* [Directions for this task]: Your task is to give the listing below back word for word, pictures excluded.

* [Data extract]:

+++++

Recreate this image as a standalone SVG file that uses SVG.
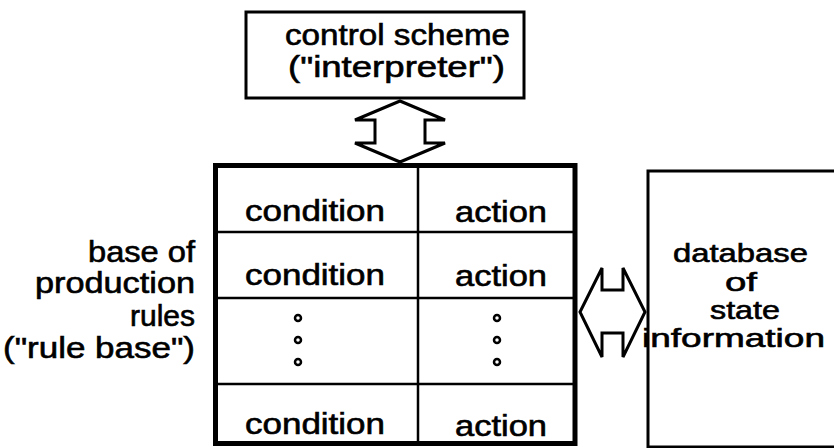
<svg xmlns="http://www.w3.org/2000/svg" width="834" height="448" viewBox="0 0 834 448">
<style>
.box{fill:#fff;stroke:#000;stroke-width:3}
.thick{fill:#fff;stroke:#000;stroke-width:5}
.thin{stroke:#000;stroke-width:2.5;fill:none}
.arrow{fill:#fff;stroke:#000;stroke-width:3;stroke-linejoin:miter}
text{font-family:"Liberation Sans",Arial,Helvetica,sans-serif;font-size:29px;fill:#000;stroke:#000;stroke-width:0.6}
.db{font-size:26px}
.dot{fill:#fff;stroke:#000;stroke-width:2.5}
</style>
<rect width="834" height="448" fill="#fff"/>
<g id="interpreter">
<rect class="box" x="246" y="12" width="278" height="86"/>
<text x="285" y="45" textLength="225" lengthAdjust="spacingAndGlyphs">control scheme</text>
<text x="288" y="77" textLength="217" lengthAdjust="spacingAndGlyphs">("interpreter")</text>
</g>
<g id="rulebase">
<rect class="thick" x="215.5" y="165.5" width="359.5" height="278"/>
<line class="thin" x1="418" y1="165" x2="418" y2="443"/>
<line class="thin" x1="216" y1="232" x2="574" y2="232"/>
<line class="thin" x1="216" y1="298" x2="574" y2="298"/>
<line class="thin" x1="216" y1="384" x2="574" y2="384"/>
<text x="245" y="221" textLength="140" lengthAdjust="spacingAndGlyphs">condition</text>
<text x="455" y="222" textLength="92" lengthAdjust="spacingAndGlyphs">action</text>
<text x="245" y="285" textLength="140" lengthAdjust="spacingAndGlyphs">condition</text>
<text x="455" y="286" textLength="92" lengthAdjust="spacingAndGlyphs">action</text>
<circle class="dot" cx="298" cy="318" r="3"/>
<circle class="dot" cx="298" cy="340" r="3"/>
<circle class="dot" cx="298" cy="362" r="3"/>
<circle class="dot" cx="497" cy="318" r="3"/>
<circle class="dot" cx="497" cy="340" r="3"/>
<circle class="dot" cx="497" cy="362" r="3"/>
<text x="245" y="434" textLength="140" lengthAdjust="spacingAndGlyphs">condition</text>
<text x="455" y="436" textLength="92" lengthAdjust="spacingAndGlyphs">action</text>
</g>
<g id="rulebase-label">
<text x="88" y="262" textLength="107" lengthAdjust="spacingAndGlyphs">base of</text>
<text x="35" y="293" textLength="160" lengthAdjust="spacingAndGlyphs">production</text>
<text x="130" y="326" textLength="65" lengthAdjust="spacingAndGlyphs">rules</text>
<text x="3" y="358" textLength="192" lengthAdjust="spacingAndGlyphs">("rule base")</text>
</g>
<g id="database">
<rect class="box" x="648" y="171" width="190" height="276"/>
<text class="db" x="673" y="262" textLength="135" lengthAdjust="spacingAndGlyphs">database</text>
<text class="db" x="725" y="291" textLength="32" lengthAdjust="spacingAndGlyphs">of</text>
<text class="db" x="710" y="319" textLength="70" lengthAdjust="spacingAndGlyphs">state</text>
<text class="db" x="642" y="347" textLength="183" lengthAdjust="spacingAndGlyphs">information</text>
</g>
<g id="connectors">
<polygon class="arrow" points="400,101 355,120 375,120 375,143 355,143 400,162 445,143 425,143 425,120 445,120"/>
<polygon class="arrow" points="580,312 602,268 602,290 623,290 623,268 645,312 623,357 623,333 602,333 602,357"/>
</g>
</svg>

+++++

* [Result of this task]:
Recreate this image as a standalone SVG file that uses SVG.
<svg xmlns="http://www.w3.org/2000/svg" width="834" height="448" viewBox="0 0 834 448">
<style>
.box{fill:#fff;stroke:#000;stroke-width:3}
.thick{fill:#fff;stroke:#000;stroke-width:5}
.thin{stroke:#000;stroke-width:2.5;fill:none}
.arrow{fill:#fff;stroke:#000;stroke-width:3;stroke-linejoin:miter}
text{font-family:"Liberation Sans",Arial,Helvetica,sans-serif;font-size:29px;fill:#000;stroke:#000;stroke-width:0.6}
.db{font-size:26px}
.dot{fill:#fff;stroke:#000;stroke-width:2.5}
</style>
<rect width="834" height="448" fill="#fff"/>
<g id="interpreter">
<rect class="box" x="246" y="12" width="278" height="86"/>
<text x="285" y="45" textLength="225" lengthAdjust="spacingAndGlyphs">control scheme</text>
<text x="288" y="77" textLength="217" lengthAdjust="spacingAndGlyphs">("interpreter")</text>
</g>
<g id="rulebase">
<rect class="thick" x="215.5" y="165.5" width="359.5" height="278"/>
<line class="thin" x1="418" y1="165" x2="418" y2="443"/>
<line class="thin" x1="216" y1="232" x2="574" y2="232"/>
<line class="thin" x1="216" y1="298" x2="574" y2="298"/>
<line class="thin" x1="216" y1="384" x2="574" y2="384"/>
<text x="245" y="221" textLength="140" lengthAdjust="spacingAndGlyphs">condition</text>
<text x="455" y="222" textLength="92" lengthAdjust="spacingAndGlyphs">action</text>
<text x="245" y="285" textLength="140" lengthAdjust="spacingAndGlyphs">condition</text>
<text x="455" y="286" textLength="92" lengthAdjust="spacingAndGlyphs">action</text>
<circle class="dot" cx="298" cy="318" r="3"/>
<circle class="dot" cx="298" cy="340" r="3"/>
<circle class="dot" cx="298" cy="362" r="3"/>
<circle class="dot" cx="497" cy="318" r="3"/>
<circle class="dot" cx="497" cy="340" r="3"/>
<circle class="dot" cx="497" cy="362" r="3"/>
<text x="245" y="434" textLength="140" lengthAdjust="spacingAndGlyphs">condition</text>
<text x="455" y="436" textLength="92" lengthAdjust="spacingAndGlyphs">action</text>
</g>
<g id="rulebase-label">
<text x="88" y="262" textLength="107" lengthAdjust="spacingAndGlyphs">base of</text>
<text x="35" y="293" textLength="160" lengthAdjust="spacingAndGlyphs">production</text>
<text x="130" y="326" textLength="65" lengthAdjust="spacingAndGlyphs">rules</text>
<text x="3" y="358" textLength="192" lengthAdjust="spacingAndGlyphs">("rule base")</text>
</g>
<g id="database">
<rect class="box" x="648" y="171" width="190" height="276"/>
<text class="db" x="673" y="262" textLength="135" lengthAdjust="spacingAndGlyphs">database</text>
<text class="db" x="725" y="291" textLength="32" lengthAdjust="spacingAndGlyphs">of</text>
<text class="db" x="710" y="319" textLength="70" lengthAdjust="spacingAndGlyphs">state</text>
<text class="db" x="642" y="347" textLength="183" lengthAdjust="spacingAndGlyphs">information</text>
</g>
<g id="connectors">
<polygon class="arrow" points="400,101 355,120 375,120 375,143 355,143 400,162 445,143 425,143 425,120 445,120"/>
<polygon class="arrow" points="580,312 602,268 602,290 623,290 623,268 645,312 623,357 623,333 602,333 602,357"/>
</g>
</svg>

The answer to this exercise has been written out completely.